Les normes inatteignables pour le corps
L’auteure analyse en profondeur les obsessions entretenues à l’égard du corps. Comment le matraquage induit des comportements parfois destructeurs, comme l’épidémie d’anorexie. L’industrie met en avant des corps soi disant parfaits, et ces canons de beauté polluent l’inconscient de la majorité des femmes au quotidien. Cela déclenche des processus d’auto dévalorisation qui alimente les angoisses voire la haine du corps et de soi.
La chirurgie esthétique se normalise, malgré les risques, malgré les douleurs. Le corps est devenu un produit à entretenir et surtout maintenant à améliorer. Toujours des logiques de performances, d’optimisation…
Des normes impossibles à atteindre et des normes aussi très blanches. Les canons de beauté sont encore très peu diversifiés. Les femmes autres que blanches n’ont pas le droit de citer pour ces marques de luxe, hormis deux trois ambassadrices castées justement pour éviter les accusations de racisme.

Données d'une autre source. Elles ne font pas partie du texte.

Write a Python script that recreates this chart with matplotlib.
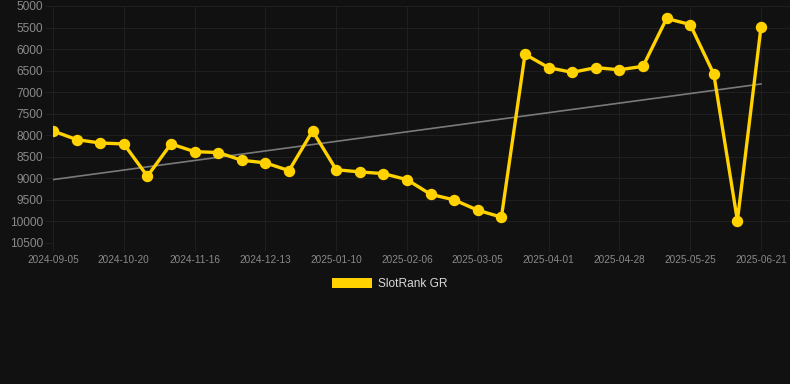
import numpy as np
import matplotlib
matplotlib.use("Agg")
import matplotlib.pyplot as plt
from matplotlib.patches import Patch

plt.rcParams['font.family'] = ['Liberation Sans', 'DejaVu Sans']

# Data (rank values; evenly spaced category points)
rank_values = [7900, 8100, 8180, 8200, 8950, 8200, 8380, 8400, 8580, 8640,
               8820, 7900, 8800, 8850, 8890, 9030, 9370, 9500, 9740, 9900,
               6120, 6430, 6540, 6430, 6480, 6400, 5290, 5430, 6580, 9980,
               5490]
tick_labels = ["2024-09-05", "2024-10-20", "2024-11-16", "2024-12-13",
               "2025-01-10", "2025-02-06", "2025-03-05", "2025-04-01",
               "2025-04-28", "2025-05-25", "2025-06-21"]
y_ticks = [5000, 5500, 6000, 6500, 7000, 7500, 8000, 8500, 9000, 9500, 10000, 10500]
series_name = "SlotRank GR"

BG = '#111111'
GRID = '#1f1f1f'
TICKC = '#8a8a8a'
YELLOW = '#FFD200'

W, H = 790, 384
fig = plt.figure(figsize=(W / 100, H / 100), dpi=100, facecolor=BG)
left_px, right_px, top_px, bot_px = 53, 790, 6, 243
ax = fig.add_axes([left_px / W, 1 - bot_px / H, (right_px - left_px) / W, (bot_px - top_px) / H])
ax.set_facecolor(BG)

x = np.arange(len(rank_values))
step_px = (761 - 53) / (len(rank_values) - 1)
ax.set_xlim(0, (right_px - left_px) / step_px)
ax.set_ylim(10500, 5000)

# trend line (linear regression)
coef = np.polyfit(x, rank_values, 1)
ax.plot([x[0], x[-1]], np.polyval(coef, [x[0], x[-1]]), color='#7a7a7a', lw=1.2, zorder=2)

ax.plot(x, rank_values, color=YELLOW, lw=2.4, marker='o', markersize=7.2,
        markerfacecolor=YELLOW, markeredgecolor=YELLOW, zorder=3, solid_joinstyle='round')

tick_idx = np.arange(0, len(rank_values), 3)
ax.set_xticks(tick_idx)
ax.set_xticklabels(tick_labels)
ax.set_yticks(y_ticks)
ax.set_yticklabels([str(v) for v in y_ticks])

ax.grid(True, color=GRID, lw=0.8, zorder=0)
for s in ax.spines.values():
    s.set_visible(False)
ax.tick_params(axis='y', length=5.8, width=0.8, color=GRID, labelcolor=TICKC,
               labelsize=8.6, pad=1.5)
ax.tick_params(axis='x', length=5.8, width=0.8, color=GRID, labelcolor=TICKC,
               labelsize=7.2, pad=3)

handle = Patch(facecolor=YELLOW, edgecolor='none', label=series_name)
leg = fig.legend(handles=[handle], loc='center', bbox_to_anchor=(390 / W, 1 - 284 / H),
                 frameon=False, fontsize=8.6, handlelength=3.33, handleheight=1.0,
                 handletextpad=0.5, labelcolor='#d8d8d8')

fig.savefig('out.png', dpi=100, facecolor=BG)
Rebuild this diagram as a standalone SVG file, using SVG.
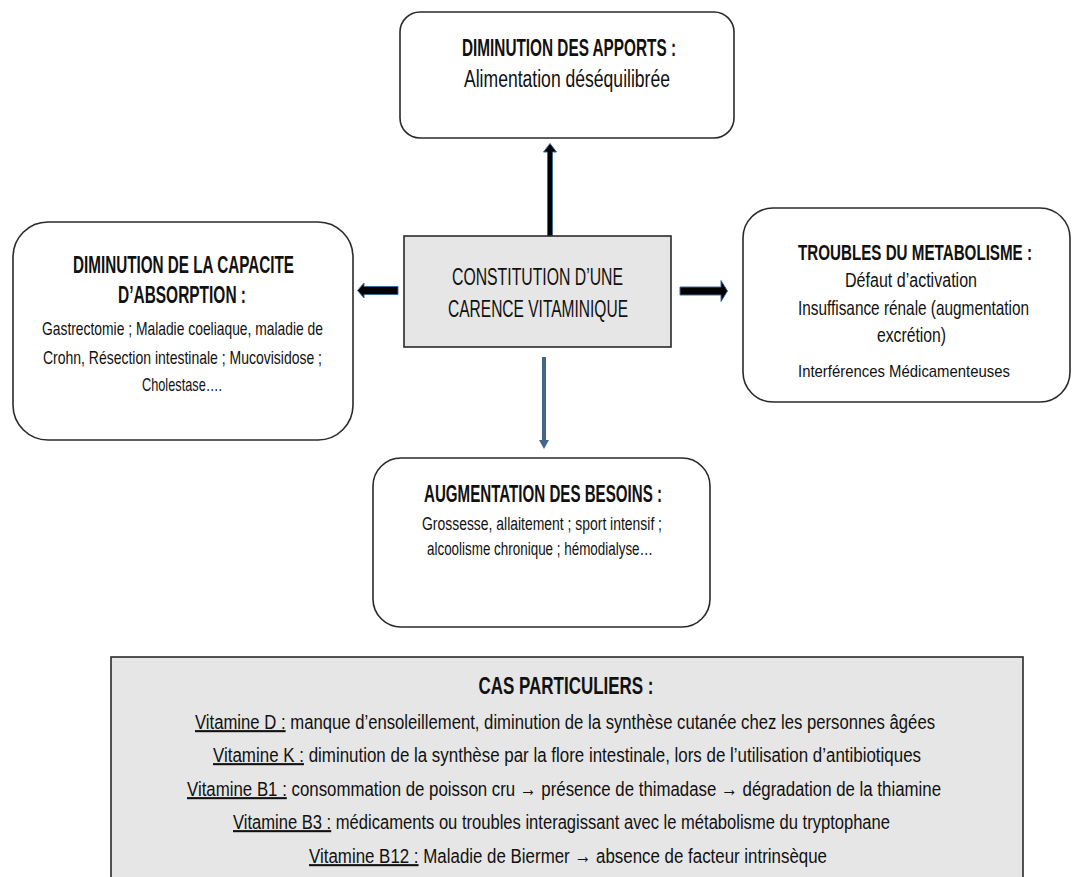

Un livre pour éclairer sans juger
Ce que j’ai particulièrement aimé dans cet essai de Mona Chollet, c’est qu’elle ne juge pas du tout les femmes. Chacune est libre de souhaiter se maquiller, lire la presse féminine et l’apprécier etc. Son propos est de mettre au jour les logiques mercantilistes qui se cachent derrière la production de ces contenus aussi bien dans les média que dans les fictions.
C’est une façon intéressante d’apporter des faits et d’éclairer le lecteur en le laissant libre de ses choix, les femmes ont le droit d’aimer le rose, la déco etc. L’essentiel est de prendre conscience du cadre, du moule, existant.